* [SHORT TASK]:
Without the images, output each record below as it stands.

### DATASET ENTRIES

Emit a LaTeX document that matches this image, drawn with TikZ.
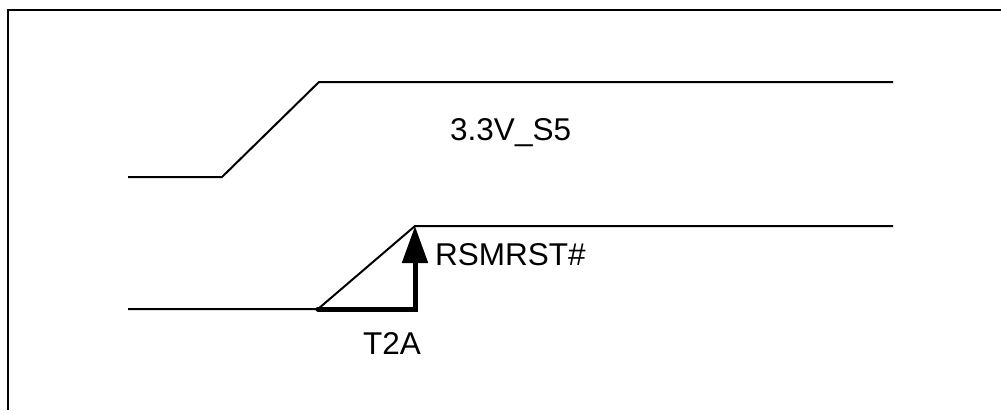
\documentclass[tikz,border=0pt]{standalone}
\usepackage{fontspec}
\setmainfont{Liberation Sans}
\usetikzlibrary{arrows.meta}
\begin{document}
\begin{tikzpicture}[x=1pt,y=-1pt,
  sig/.style={line width=2pt,black,line join=miter},
  frame/.style={line width=2pt,black},
  lbl/.style={anchor=base west,inner sep=0pt,font=\fontsize{31.5}{36}\selectfont},
  meas/.style={line width=5pt,line cap=round,-{Triangle[width=25pt,length=37pt]}}]
\useasboundingbox (0,0) rectangle (1001,410);
% frame
\coordinate (fbl) at (8,410);
\coordinate (ftl) at (8,10);
\coordinate (ftr) at (1001,10);
\draw[frame] (fbl) -- (ftl) -- (ftr);
% 3.3V_S5 signal
\coordinate (a0) at (128,177);
\coordinate (a1) at (222,177);
\coordinate (a2) at (319,82);
\coordinate (a3) at (893,82);
\draw[sig] (a0) -- (a1) -- (a2) -- (a3);
% RSMRST# signal
\coordinate (b0) at (128,309);
\coordinate (b1) at (318,309);
\coordinate (b2) at (415,226);
\coordinate (b3) at (893,226);
\draw[sig] (b0) -- (b1) -- (b2) -- (b3);
% T2A measure
\coordinate (c1) at (415,309);
\draw[meas] (b1) -- (c1) -- (b2);
% labels
\node[lbl] (l1) at (450,140) {3.3V\_S5};
\node[lbl] (l2) at (435,265) {RSMRST\#};
\node[lbl] (l3) at (363,354) {T2A};
\end{tikzpicture}
\end{document}
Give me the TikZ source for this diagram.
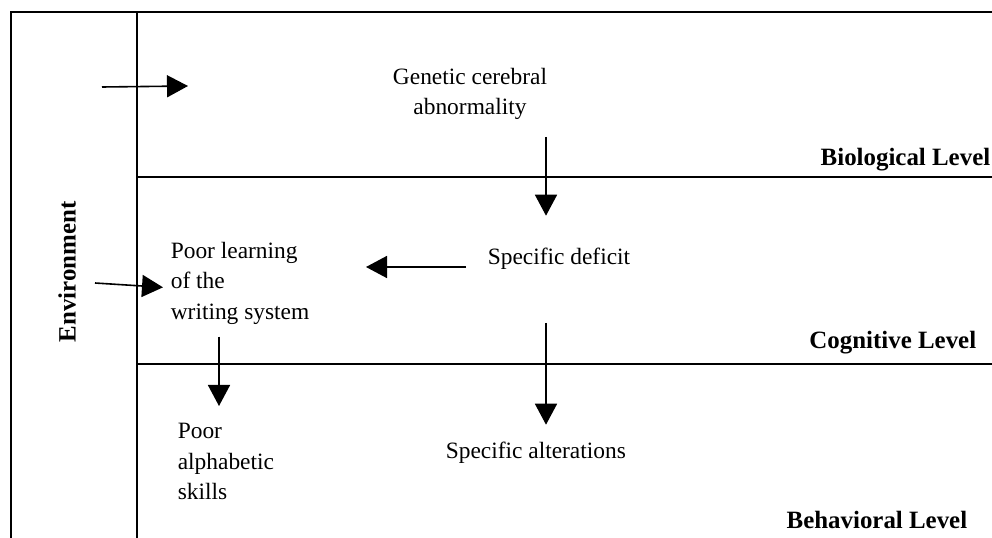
\documentclass[tikz,border=0pt]{standalone}
\usepackage{fontspec}
\setmainfont{Liberation Serif}
\usetikzlibrary{arrows.meta}
\begin{document}
\begin{tikzpicture}[x=1bp, y=1bp, line width=1.6bp,
    txt/.style={inner sep=0pt, font=\fontsize{23.5}{31}\selectfont},
    lvl/.style={inner sep=0pt, anchor=base east, font=\fontsize{25}{30}\selectfont\bfseries},
    arr/.style={-{Triangle[length=21bp, width=22bp]}}]
    \useasboundingbox (0,0) rectangle (992,-538);
    \draw (11,-538) -- (11,-12) -- (992,-12);
    \draw (137,-12) -- (137,-538);
    \draw (137,-177) -- (992,-177);
    \draw (137,-364) -- (992,-364);
    \node[lvl] (bio) at (991,-166) {Biological Level};
    \node[lvl] (cog) at (977,-349) {Cognitive Level};
    \node[lvl] (beh) at (968,-528) {Behavioral Level};
    \node[lvl, anchor=center, rotate=90] (env) at (67,-272) {Environment};
    \node[txt, align=center, anchor=north] (gen) at (470,-67) {Genetic cerebral\\abnormality};
    \node[txt, anchor=base west] (def) at (487,-265) {Specific deficit};
    \node[txt, anchor=base west] (alt) at (445,-458) {Specific alterations};
    \node[txt, align=left, anchor=north west] (learn) at (170,-241) {Poor learning\\of the\\writing system};
    \node[txt, align=left, anchor=north west] (alph) at (177,-422) {Poor\\alphabetic\\skills};
    \coordinate (envtop) at (102,-87);
    \coordinate (toptip) at (188,-86);
    \coordinate (envmid) at (95,-283);
    \coordinate (deftip) at (366,-267);
    \coordinate (colA) at (219,0);
    \coordinate (colB) at (546,0);
    \draw[arr] (envtop) -- (toptip);
    \draw[arr] (envmid) -- ([shift={(-7,-4)}]learn.west);
    \draw[arr, shorten <=16bp, shorten >=32bp] (gen.south -| colB) -- (def.north -| colB);
    \draw[arr] ([shift={(-21,-2)}]def.base west) -- (deftip);
    \draw[arr, shorten <=52bp, shorten >=16bp] (def.south -| colB) -- (alt.north -| colB);
    \draw[arr, shorten <=11bp, shorten >=16bp] (learn.south -| colA) -- (alph.north -| colA);
\end{tikzpicture}
\end{document}
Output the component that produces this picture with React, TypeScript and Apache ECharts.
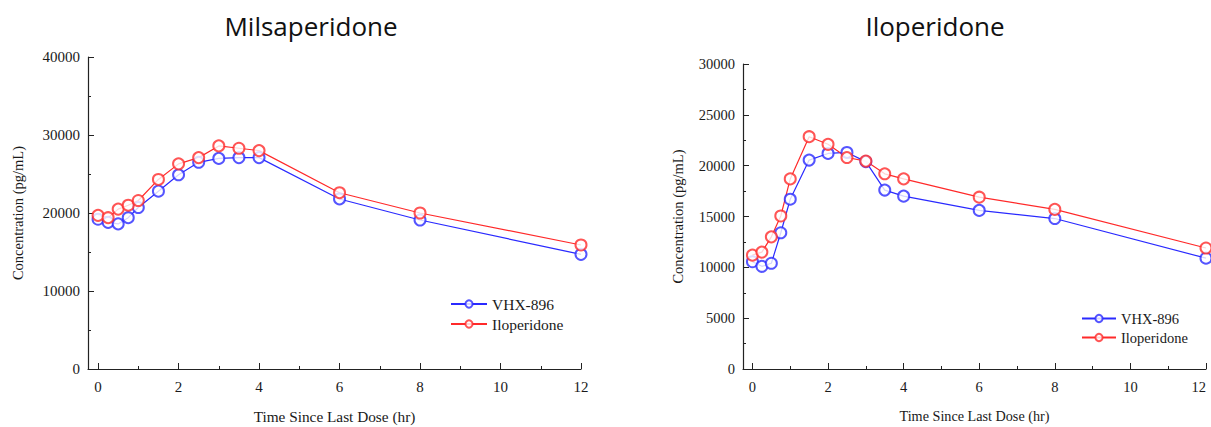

######

* [OUTPUT]:
Emit a LaTeX document that matches this image, drawn with TikZ.
\documentclass[tikz,border=0pt]{standalone}
\usepackage{fontspec}
\setmainfont{Liberation Sans}
\usetikzlibrary{arrows.meta}
\begin{document}
\begin{tikzpicture}[x=1pt,y=-1pt,
  sig/.style={line width=2pt,black,line join=miter},
  frame/.style={line width=2pt,black},
  lbl/.style={anchor=base west,inner sep=0pt,font=\fontsize{31.5}{36}\selectfont},
  meas/.style={line width=5pt,line cap=round,-{Triangle[width=25pt,length=37pt]}}]
\useasboundingbox (0,0) rectangle (1001,410);
% frame
\coordinate (fbl) at (8,410);
\coordinate (ftl) at (8,10);
\coordinate (ftr) at (1001,10);
\draw[frame] (fbl) -- (ftl) -- (ftr);
% 3.3V_S5 signal
\coordinate (a0) at (128,177);
\coordinate (a1) at (222,177);
\coordinate (a2) at (319,82);
\coordinate (a3) at (893,82);
\draw[sig] (a0) -- (a1) -- (a2) -- (a3);
% RSMRST# signal
\coordinate (b0) at (128,309);
\coordinate (b1) at (318,309);
\coordinate (b2) at (415,226);
\coordinate (b3) at (893,226);
\draw[sig] (b0) -- (b1) -- (b2) -- (b3);
% T2A measure
\coordinate (c1) at (415,309);
\draw[meas] (b1) -- (c1) -- (b2);
% labels
\node[lbl] (l1) at (450,140) {3.3V\_S5};
\node[lbl] (l2) at (435,265) {RSMRST\#};
\node[lbl] (l3) at (363,354) {T2A};
\end{tikzpicture}
\end{document}
Give me the TikZ source for this diagram.
\documentclass[tikz,border=0pt]{standalone}
\usepackage{fontspec}
\setmainfont{Liberation Serif}
\usetikzlibrary{arrows.meta}
\begin{document}
\begin{tikzpicture}[x=1bp, y=1bp, line width=1.6bp,
    txt/.style={inner sep=0pt, font=\fontsize{23.5}{31}\selectfont},
    lvl/.style={inner sep=0pt, anchor=base east, font=\fontsize{25}{30}\selectfont\bfseries},
    arr/.style={-{Triangle[length=21bp, width=22bp]}}]
    \useasboundingbox (0,0) rectangle (992,-538);
    \draw (11,-538) -- (11,-12) -- (992,-12);
    \draw (137,-12) -- (137,-538);
    \draw (137,-177) -- (992,-177);
    \draw (137,-364) -- (992,-364);
    \node[lvl] (bio) at (991,-166) {Biological Level};
    \node[lvl] (cog) at (977,-349) {Cognitive Level};
    \node[lvl] (beh) at (968,-528) {Behavioral Level};
    \node[lvl, anchor=center, rotate=90] (env) at (67,-272) {Environment};
    \node[txt, align=center, anchor=north] (gen) at (470,-67) {Genetic cerebral\\abnormality};
    \node[txt, anchor=base west] (def) at (487,-265) {Specific deficit};
    \node[txt, anchor=base west] (alt) at (445,-458) {Specific alterations};
    \node[txt, align=left, anchor=north west] (learn) at (170,-241) {Poor learning\\of the\\writing system};
    \node[txt, align=left, anchor=north west] (alph) at (177,-422) {Poor\\alphabetic\\skills};
    \coordinate (envtop) at (102,-87);
    \coordinate (toptip) at (188,-86);
    \coordinate (envmid) at (95,-283);
    \coordinate (deftip) at (366,-267);
    \coordinate (colA) at (219,0);
    \coordinate (colB) at (546,0);
    \draw[arr] (envtop) -- (toptip);
    \draw[arr] (envmid) -- ([shift={(-7,-4)}]learn.west);
    \draw[arr, shorten <=16bp, shorten >=32bp] (gen.south -| colB) -- (def.north -| colB);
    \draw[arr] ([shift={(-21,-2)}]def.base west) -- (deftip);
    \draw[arr, shorten <=52bp, shorten >=16bp] (def.south -| colB) -- (alt.north -| colB);
    \draw[arr, shorten <=11bp, shorten >=16bp] (learn.south -| colA) -- (alph.north -| colA);
\end{tikzpicture}
\end{document}
Output the component that produces this picture with React, TypeScript and Apache ECharts.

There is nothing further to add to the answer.